Confidence-Aware Robust Dynamical Distance Constrained Reinforcement Learning for Social Robot Navigation

Abstract

Navigating in a crowded social environment without collisions or freezing is a crucial and challenging task. Recent studies have demonstrated considerable success using Deep Reinforcement Learning for social robot navigation. However, the lack of safety guarantees remains a prevalent problem among these methods. To address this limitation, we present a comprehensive safety framework that builds upon a novel multi-agent environment single-agent decision-making formulation and the strengths of Safe Reinforcement Learning (Safe RL) methods.

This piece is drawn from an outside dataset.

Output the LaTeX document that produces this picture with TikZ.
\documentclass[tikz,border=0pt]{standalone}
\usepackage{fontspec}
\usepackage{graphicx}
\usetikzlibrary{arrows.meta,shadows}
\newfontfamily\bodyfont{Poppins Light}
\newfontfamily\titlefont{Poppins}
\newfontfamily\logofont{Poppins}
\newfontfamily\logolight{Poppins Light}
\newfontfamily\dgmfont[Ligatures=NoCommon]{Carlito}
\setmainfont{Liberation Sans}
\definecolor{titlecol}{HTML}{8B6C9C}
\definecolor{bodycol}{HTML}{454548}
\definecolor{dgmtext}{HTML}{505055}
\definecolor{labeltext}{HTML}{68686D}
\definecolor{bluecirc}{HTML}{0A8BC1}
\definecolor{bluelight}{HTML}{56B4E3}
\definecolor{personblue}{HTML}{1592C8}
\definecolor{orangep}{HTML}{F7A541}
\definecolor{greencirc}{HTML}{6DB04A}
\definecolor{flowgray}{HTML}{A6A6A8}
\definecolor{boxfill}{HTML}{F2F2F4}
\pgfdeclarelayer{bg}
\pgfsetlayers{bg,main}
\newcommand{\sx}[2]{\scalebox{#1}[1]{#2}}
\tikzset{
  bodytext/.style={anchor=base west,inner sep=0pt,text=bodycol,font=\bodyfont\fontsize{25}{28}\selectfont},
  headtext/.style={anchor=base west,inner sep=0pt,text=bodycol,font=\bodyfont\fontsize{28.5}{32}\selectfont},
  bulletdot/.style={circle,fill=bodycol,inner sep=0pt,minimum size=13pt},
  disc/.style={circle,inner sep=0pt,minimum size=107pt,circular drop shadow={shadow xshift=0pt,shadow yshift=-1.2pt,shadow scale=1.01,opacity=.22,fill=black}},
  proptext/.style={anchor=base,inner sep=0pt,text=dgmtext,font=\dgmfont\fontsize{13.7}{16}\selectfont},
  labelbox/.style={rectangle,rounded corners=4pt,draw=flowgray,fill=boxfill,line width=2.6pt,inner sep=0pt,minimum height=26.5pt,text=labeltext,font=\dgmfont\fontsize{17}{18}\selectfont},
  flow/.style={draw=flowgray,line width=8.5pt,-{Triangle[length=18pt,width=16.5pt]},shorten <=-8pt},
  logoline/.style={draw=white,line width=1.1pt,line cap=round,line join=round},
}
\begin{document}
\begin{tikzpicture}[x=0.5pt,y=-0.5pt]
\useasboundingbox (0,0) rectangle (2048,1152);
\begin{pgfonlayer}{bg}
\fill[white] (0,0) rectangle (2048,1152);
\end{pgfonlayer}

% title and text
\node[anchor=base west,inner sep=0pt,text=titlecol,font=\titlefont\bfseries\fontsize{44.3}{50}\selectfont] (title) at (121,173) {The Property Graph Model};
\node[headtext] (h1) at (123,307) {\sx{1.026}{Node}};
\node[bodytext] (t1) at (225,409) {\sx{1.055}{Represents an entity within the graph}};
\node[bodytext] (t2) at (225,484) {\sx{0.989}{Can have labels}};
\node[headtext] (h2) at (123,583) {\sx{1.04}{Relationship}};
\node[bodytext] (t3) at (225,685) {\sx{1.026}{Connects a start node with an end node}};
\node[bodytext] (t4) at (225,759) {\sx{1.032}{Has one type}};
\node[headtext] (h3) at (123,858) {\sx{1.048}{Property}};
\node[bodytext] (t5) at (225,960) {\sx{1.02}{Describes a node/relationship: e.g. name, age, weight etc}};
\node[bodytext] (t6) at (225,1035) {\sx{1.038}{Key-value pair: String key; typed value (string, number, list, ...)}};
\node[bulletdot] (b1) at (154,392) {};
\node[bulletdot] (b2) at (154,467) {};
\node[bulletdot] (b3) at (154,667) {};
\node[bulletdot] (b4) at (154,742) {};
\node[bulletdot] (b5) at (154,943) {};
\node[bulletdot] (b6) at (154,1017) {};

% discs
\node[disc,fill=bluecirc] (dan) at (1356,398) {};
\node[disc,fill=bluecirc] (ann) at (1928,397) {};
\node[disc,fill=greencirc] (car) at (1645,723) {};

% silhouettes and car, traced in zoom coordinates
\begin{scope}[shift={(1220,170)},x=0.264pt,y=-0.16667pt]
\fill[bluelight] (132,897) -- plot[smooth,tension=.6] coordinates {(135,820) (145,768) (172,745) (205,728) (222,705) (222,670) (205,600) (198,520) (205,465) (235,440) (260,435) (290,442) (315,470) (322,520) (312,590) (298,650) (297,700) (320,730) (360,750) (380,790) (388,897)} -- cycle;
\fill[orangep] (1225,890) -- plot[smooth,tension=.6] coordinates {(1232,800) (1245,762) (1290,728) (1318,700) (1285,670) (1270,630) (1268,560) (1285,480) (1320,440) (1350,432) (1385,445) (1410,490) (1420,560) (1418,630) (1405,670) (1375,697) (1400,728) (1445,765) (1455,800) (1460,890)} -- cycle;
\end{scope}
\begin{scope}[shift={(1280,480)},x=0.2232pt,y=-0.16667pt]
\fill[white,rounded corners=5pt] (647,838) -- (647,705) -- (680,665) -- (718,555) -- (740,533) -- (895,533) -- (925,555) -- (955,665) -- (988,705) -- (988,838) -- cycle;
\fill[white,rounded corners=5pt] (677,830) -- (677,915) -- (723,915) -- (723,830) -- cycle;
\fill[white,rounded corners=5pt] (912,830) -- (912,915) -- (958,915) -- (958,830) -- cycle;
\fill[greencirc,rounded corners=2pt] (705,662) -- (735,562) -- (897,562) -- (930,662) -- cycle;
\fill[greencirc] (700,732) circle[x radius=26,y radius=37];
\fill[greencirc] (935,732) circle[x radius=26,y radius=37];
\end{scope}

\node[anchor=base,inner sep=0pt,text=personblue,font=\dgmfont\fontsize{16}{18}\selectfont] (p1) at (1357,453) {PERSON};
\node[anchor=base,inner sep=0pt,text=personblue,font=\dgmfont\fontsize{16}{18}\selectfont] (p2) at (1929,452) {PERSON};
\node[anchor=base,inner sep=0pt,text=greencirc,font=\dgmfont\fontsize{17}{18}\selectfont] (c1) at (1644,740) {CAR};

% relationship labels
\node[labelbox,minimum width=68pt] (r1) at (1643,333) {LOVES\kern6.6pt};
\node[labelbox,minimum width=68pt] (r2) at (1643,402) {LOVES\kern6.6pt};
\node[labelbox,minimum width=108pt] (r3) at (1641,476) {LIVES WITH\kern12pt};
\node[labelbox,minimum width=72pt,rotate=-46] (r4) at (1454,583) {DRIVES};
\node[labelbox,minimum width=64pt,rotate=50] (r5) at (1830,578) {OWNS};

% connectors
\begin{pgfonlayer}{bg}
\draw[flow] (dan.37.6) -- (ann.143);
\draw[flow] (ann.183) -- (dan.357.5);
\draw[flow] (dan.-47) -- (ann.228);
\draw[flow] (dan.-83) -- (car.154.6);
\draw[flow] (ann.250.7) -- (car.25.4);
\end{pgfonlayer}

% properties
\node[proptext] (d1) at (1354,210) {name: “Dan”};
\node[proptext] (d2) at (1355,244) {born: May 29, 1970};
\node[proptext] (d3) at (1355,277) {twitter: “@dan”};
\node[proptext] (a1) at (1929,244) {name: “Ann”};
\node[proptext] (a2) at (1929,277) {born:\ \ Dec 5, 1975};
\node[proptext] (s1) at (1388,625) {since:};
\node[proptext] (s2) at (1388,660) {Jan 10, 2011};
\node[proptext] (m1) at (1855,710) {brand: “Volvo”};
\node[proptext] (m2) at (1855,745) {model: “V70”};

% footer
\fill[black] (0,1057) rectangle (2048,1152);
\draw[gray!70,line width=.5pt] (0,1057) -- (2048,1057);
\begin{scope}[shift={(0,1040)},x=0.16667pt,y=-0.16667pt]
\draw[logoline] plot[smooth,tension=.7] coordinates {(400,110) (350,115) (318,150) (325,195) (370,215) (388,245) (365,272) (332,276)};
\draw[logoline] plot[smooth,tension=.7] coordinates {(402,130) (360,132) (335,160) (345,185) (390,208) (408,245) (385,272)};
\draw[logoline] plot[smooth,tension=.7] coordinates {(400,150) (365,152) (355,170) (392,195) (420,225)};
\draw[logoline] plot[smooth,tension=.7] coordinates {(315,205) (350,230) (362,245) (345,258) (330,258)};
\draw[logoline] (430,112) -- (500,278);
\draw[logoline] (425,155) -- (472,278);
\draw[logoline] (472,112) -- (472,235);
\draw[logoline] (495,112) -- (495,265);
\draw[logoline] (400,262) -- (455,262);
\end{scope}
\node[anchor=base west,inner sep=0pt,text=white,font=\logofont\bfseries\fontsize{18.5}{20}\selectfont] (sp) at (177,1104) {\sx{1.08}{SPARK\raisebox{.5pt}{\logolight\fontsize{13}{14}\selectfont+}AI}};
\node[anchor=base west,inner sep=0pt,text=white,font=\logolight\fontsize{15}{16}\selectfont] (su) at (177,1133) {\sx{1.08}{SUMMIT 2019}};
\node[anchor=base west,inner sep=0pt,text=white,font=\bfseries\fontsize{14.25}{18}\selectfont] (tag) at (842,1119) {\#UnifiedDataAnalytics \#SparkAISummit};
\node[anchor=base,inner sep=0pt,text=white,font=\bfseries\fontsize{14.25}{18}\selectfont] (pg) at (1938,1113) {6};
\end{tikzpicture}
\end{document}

First, considering the uncertainty of pedestrians and the inaccuracy of trajectory predictions, we explicitly embed confidence-weighted uncertainty and risk measurement in the interaction graph network to induce adaptive policies. Next, we replace the state-wise robust-form unshaped cost with a cumulative robust dynamical distance constraint, which establishes a stronger and essential safety objective while ensuring the invariance of the optimal policy. Then we use reachability-based Safe RL to ensure state-wise safety assurance of the feasible part and the risk minimization of the infeasible part. Simulation and virtual-reality evaluation results demonstrate that our proposed method outperforms the state-of-the-art methods in various metrics, such as success rate and collision energy, achieving the best trade-off between safety and efficiency. Our proposed method yields a policy that exhibits desired collision avoidance behavior in both simulation and real-world experiments.